Set problem: Which lines in the records below contain the word "this"? Copy each one out.

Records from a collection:

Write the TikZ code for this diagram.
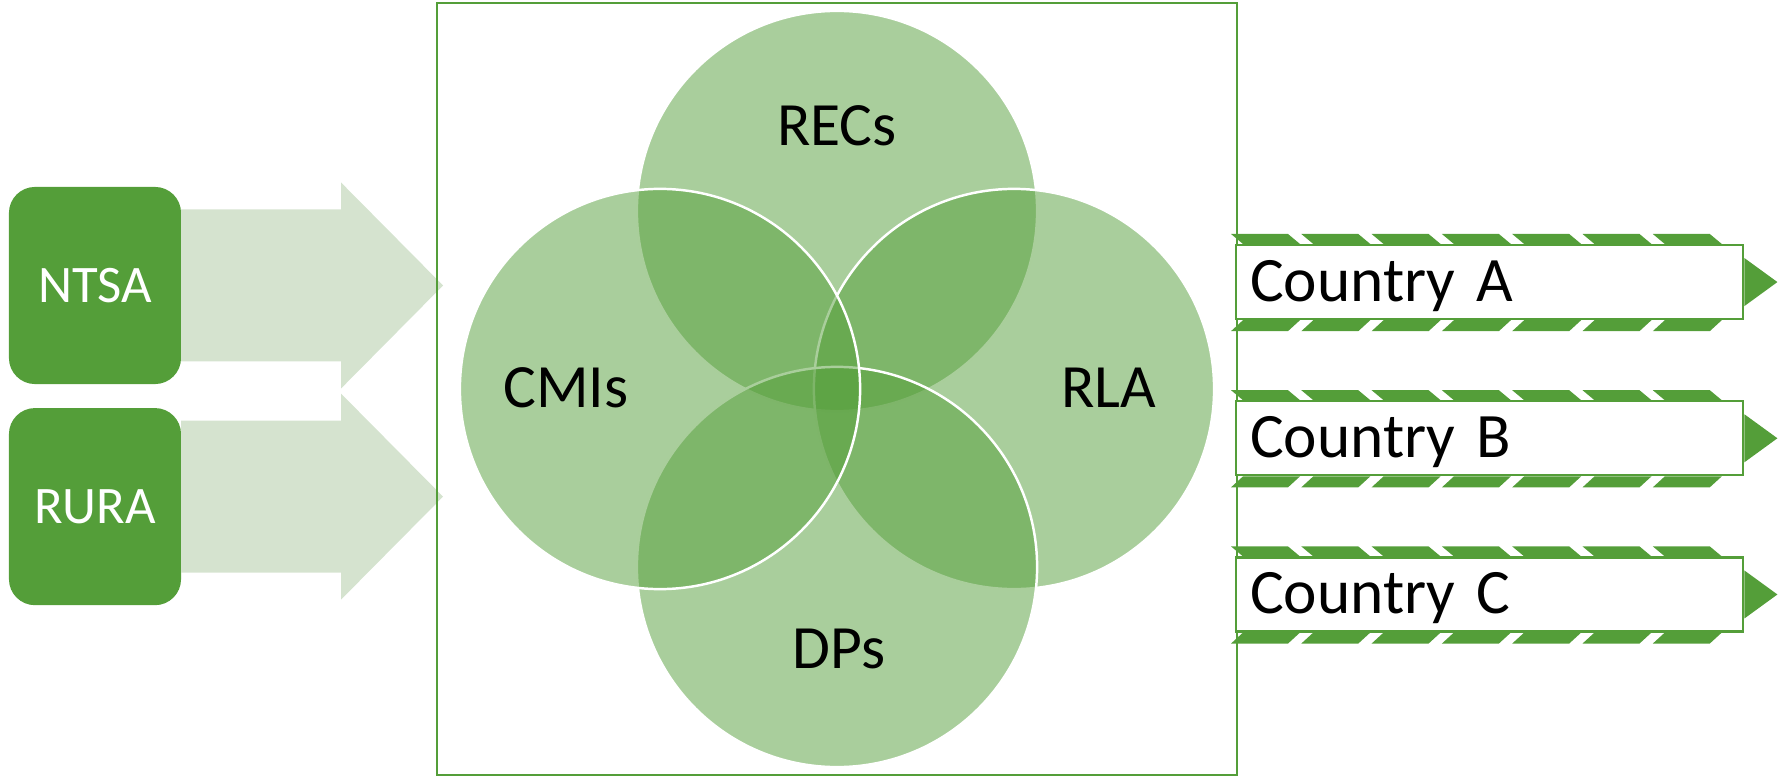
\documentclass[tikz,border=0pt]{standalone}
\usepackage{fontspec}
\setmainfont{Carlito}
\usepackage{tikz}
\usetikzlibrary{arrows,shapes,positioning,calc,backgrounds}
\definecolor{dfgreen}{RGB}{84,158,57}
\definecolor{dfpale}{RGB}{213,227,207}
\tikzstyle{srcbox} = [rectangle, rounded corners=0.26cm, minimum width=1.72cm, minimum height=1.97cm, inner sep=0pt, outer sep=0pt, fill=dfgreen, text=white, font=\fontsize{15}{18}\selectfont]
\tikzstyle{flowarrow} = [fill=dfpale]
\tikzstyle{vennframe} = [rectangle, draw=dfgreen, line width=0.6pt, minimum width=8cm, minimum height=7.72cm, inner sep=0pt]
\tikzstyle{venncircle} = [circle, minimum size=4cm, inner sep=0pt, fill=dfgreen, fill opacity=0.5, draw=white, line width=0.7pt]
\tikzstyle{vennlabel} = [anchor=base, font=\fontsize{17.5}{20}\selectfont]
\tikzstyle{countrybox} = [rectangle, draw=dfgreen, fill=white, line width=0.6pt, minimum height=0.74cm, text width=4.79cm, align=left, inner xsep=0.14cm, inner ysep=0pt, text height=0.5cm, text depth=0.12cm, font=\fontsize{18}{20}\selectfont]
\tikzstyle{stripe} = [fill=dfgreen]

\begin{document}
\begin{tikzpicture}[x=0.01cm, y=-0.01cm]
\useasboundingbox (0,0) rectangle (1790,776);

% sources
\node[srcbox] (ntsa) at (95,285.5) {NTSA};
\node[srcbox, below=0.24cm of ntsa] (rura) {RURA};
\foreach \src/\dy in {ntsa/0, rura/-10}
  \fill[flowarrow] ($(\src.east)+(0,\dy-76)$) -- ++(160,0) -- ++(0,-27) -- ++(102,103)
    -- ++(-102,103) -- ++(0,-27) -- ++(-160,0) -- cycle;

% venn
\node[vennframe] (venn) at (837,389) {};
\foreach \name/\dx/\dy in {recs/0/-178, rla/177/0, dps/0/178, cmis/-177/0}
  \node[venncircle] (\name) at ($(venn)+(\dx,\dy)$) {};
\node[vennlabel] (recsT) at ($(recs)+(0,-65)$) {RECs};
\node[vennlabel] (cmisT) at ($(cmis)+(-94,19)$) {CMIs};
\node[vennlabel] (rlaT) at ($(rla)+(95,19)$) {RLA};
\node[vennlabel] (dpsT) at ($(dps)+(2,101)$) {DPs};

% countries
\node[countrybox, anchor=north west] (ctryA) at (1235,244) {Country A};
\node[countrybox, below=0.8cm of ctryA] (ctryB) {Country B};
\node[countrybox, below=0.8cm of ctryB] (ctryC) {Country C};
\begin{scope}[on background layer]
\foreach \ctry in {ctryA,ctryB,ctryC} {
  \foreach \i in {0,...,6} {
    \fill[stripe] ($(\ctry.north west)+(-4+70.3*\i,-10)$) -- ++(57,0) -- ++(12,10) -- ++(-57,0) -- cycle;
    \fill[stripe] ($(\ctry.south west)+(-4+70.3*\i,11)$) -- ++(57,0) -- ++(12,-11) -- ++(-57,0) -- cycle;
  }
  \fill[stripe] ($(\ctry.east)+(0,-24)$) -- ($(\ctry.east)+(33,0)$) -- ($(\ctry.east)+(0,24)$) -- cycle;
}
\end{scope}
\end{tikzpicture}
\end{document}
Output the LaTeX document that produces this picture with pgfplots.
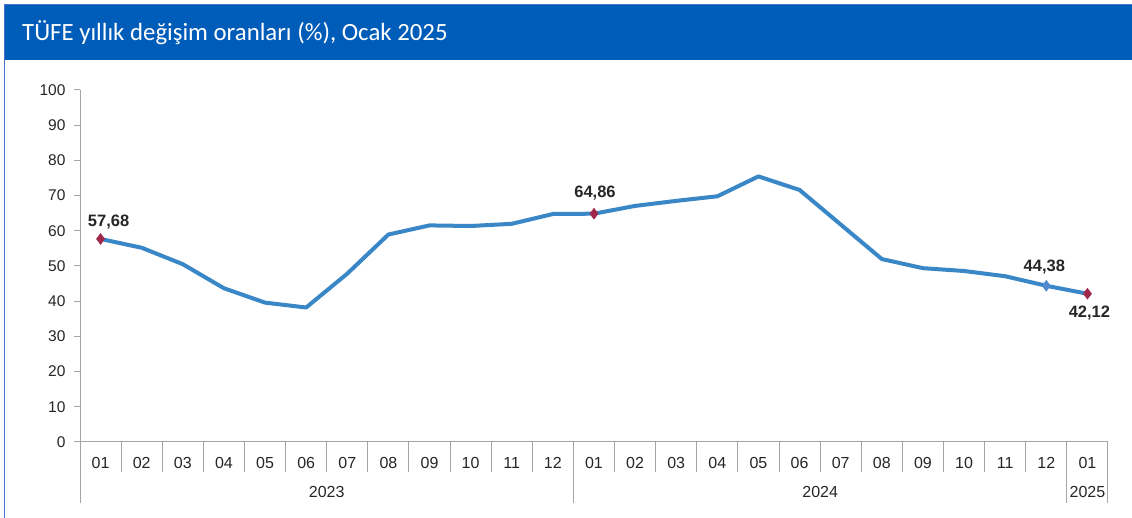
\documentclass[border=0pt]{standalone}
\usepackage{fontspec}
\setmainfont{Liberation Sans}
\newfontfamily\titlefont{Carlito}
\usepackage{pgfplots}
\pgfplotsset{compat=1.18}
\definecolor{barblue}{RGB}{0,92,185}
\definecolor{edgeblue}{RGB}{70,115,200}
\definecolor{lineblue}{RGB}{57,135,199}
\definecolor{mk}{RGB}{160,40,75}
\definecolor{mkblue}{RGB}{80,140,205}
\definecolor{axgray}{RGB}{165,165,165}
\definecolor{txt}{RGB}{38,38,38}
\pgfplotstableread{
x y
0 57.68
1 55.18
2 50.51
3 43.68
4 39.59
5 38.21
6 47.83
7 58.94
8 61.53
9 61.36
10 61.98
11 64.77
12 64.86
13 67.07
14 68.50
15 69.80
16 75.45
17 71.60
18 61.78
19 51.97
20 49.38
21 48.58
22 47.09
23 44.38
24 42.12
}\tufe
\begin{document}
\begin{tikzpicture}[x=1pt,y=1pt]
\useasboundingbox (0,0) rectangle (1132,518);
\fill[white] (0,0) rectangle (1132,518);
\fill[barblue] (5,458) rectangle (1132,513);
\draw[edgeblue, line width=1.5pt] (4.5,0) -- (4.5,513.5) -- (1132,513.5);
\node[anchor=west, text=white, font=\titlefont\fontsize{24.8}{28}\selectfont, inner sep=0pt] at (22,485) {TÜFE yıllık değişim oranları (\%), Ocak 2025};
\begin{axis}[
  at={(80pt,76pt)}, anchor=south west,
  scale only axis, width=1028pt, height=352pt,
  xmin=-0.5, xmax=24.5, ymin=0, ymax=100,
  axis lines*=left,
  axis line style={draw=axgray, line width=1pt, -},
  ytick={0,10,...,100},
  xtick={0,...,24},
  xticklabels={01,02,03,04,05,06,07,08,09,10,11,12,01,02,03,04,05,06,07,08,09,10,11,12,01},
  tick align=outside,
  major tick length=6pt,
  y tick style={draw=axgray, line width=1pt},
  x tick style={draw=none},
  /pgf/number format/assume math mode=true,
  yticklabel style={font=\fontsize{15.5}{18}\selectfont, text=txt, xshift=-5pt},
  xticklabel style={font=\fontsize{16}{19}\selectfont, text=txt, anchor=center, yshift=-15pt},
  clip=false,
]
\pgfplotsinvokeforeach{0.5,1.5,...,23.5}{
  \draw[axgray, line width=1pt] (axis cs:#1,0) -- ++(0pt,-30pt);
}
\draw[axgray, line width=1pt] (axis cs:-0.5,0) -- ++(0pt,-61pt);
\draw[axgray, line width=1pt] (axis cs:11.5,0) -- ++(0pt,-61pt);
\draw[axgray, line width=1pt] (axis cs:23.5,0) -- ++(0pt,-61pt);
\draw[axgray, line width=1pt] (axis cs:24.5,0) -- ++(0pt,-61pt);
\node[text=txt, font=\fontsize{16}{19}\selectfont, yshift=-50pt] at (axis cs:5.5,0) {2023};
\node[text=txt, font=\fontsize{16}{19}\selectfont, yshift=-50pt] at (axis cs:17.5,0) {2024};
\node[text=txt, font=\fontsize{16}{19}\selectfont, yshift=-50pt] at (axis cs:24,0) {2025};
\addplot[lineblue, line width=4pt, line join=round, mark=none] table[x=x,y=y] {\tufe};
\addplot[only marks, mark=diamond*, mark size=5.5pt, mark options={fill=mkblue, draw=mkblue}] coordinates {(23,44.38)};
\addplot[only marks, mark=diamond*, mark size=5.5pt, mark options={fill=mk, draw=mk}] coordinates {(0,57.68) (12,64.86) (24,42.12)};
\node[text=txt, font=\bfseries\fontsize{16.5}{19}\selectfont, xshift=8pt, yshift=17pt] at (axis cs:0,57.68) {57,68};
\node[text=txt, font=\bfseries\fontsize{16.5}{19}\selectfont, xshift=1pt, yshift=21pt] at (axis cs:12,64.86) {64,86};
\node[text=txt, font=\bfseries\fontsize{16.5}{19}\selectfont, xshift=-2pt, yshift=19pt] at (axis cs:23,44.38) {44,38};
\node[text=txt, font=\bfseries\fontsize{16.5}{19}\selectfont, xshift=2pt, yshift=-19pt] at (axis cs:24,42.12) {42,12};
\end{axis}
\end{tikzpicture}
\end{document}
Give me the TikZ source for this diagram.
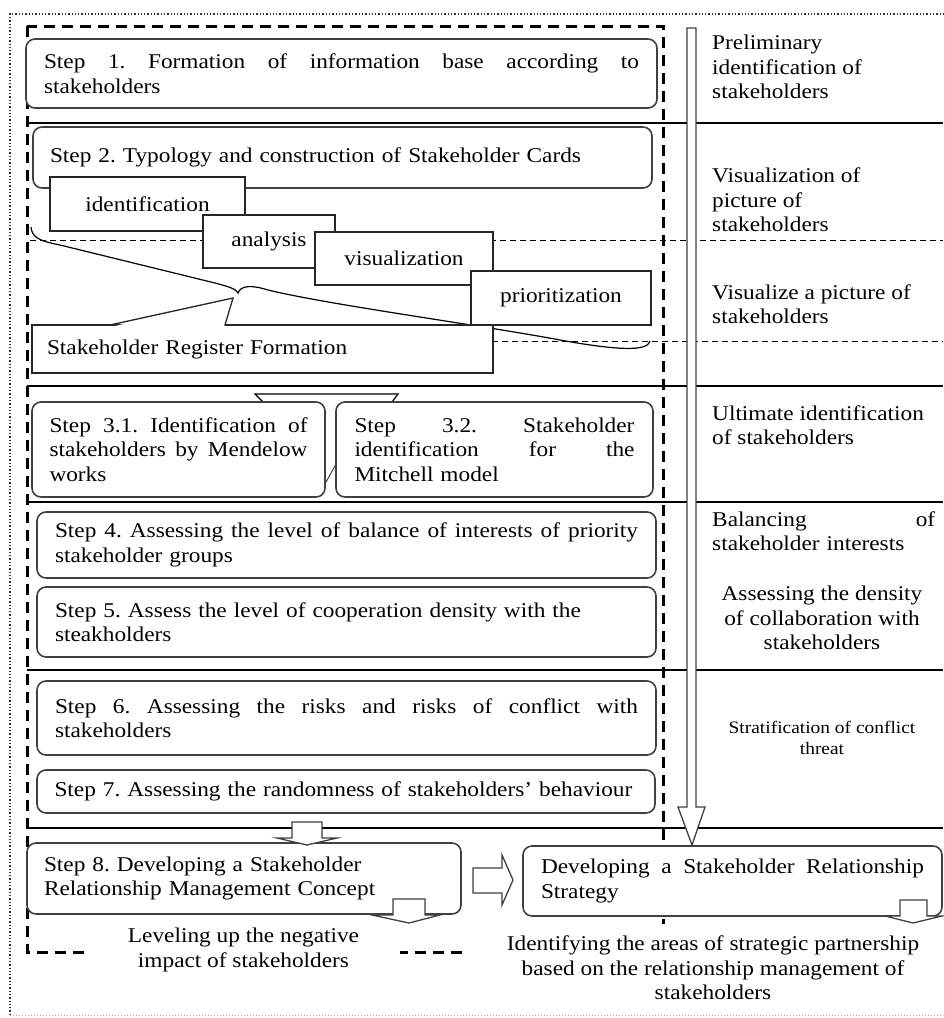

Expected answer:
Write the TikZ code for this diagram.
Output the LaTeX document that produces this picture with pgfplots.
Give me the TikZ source for this diagram.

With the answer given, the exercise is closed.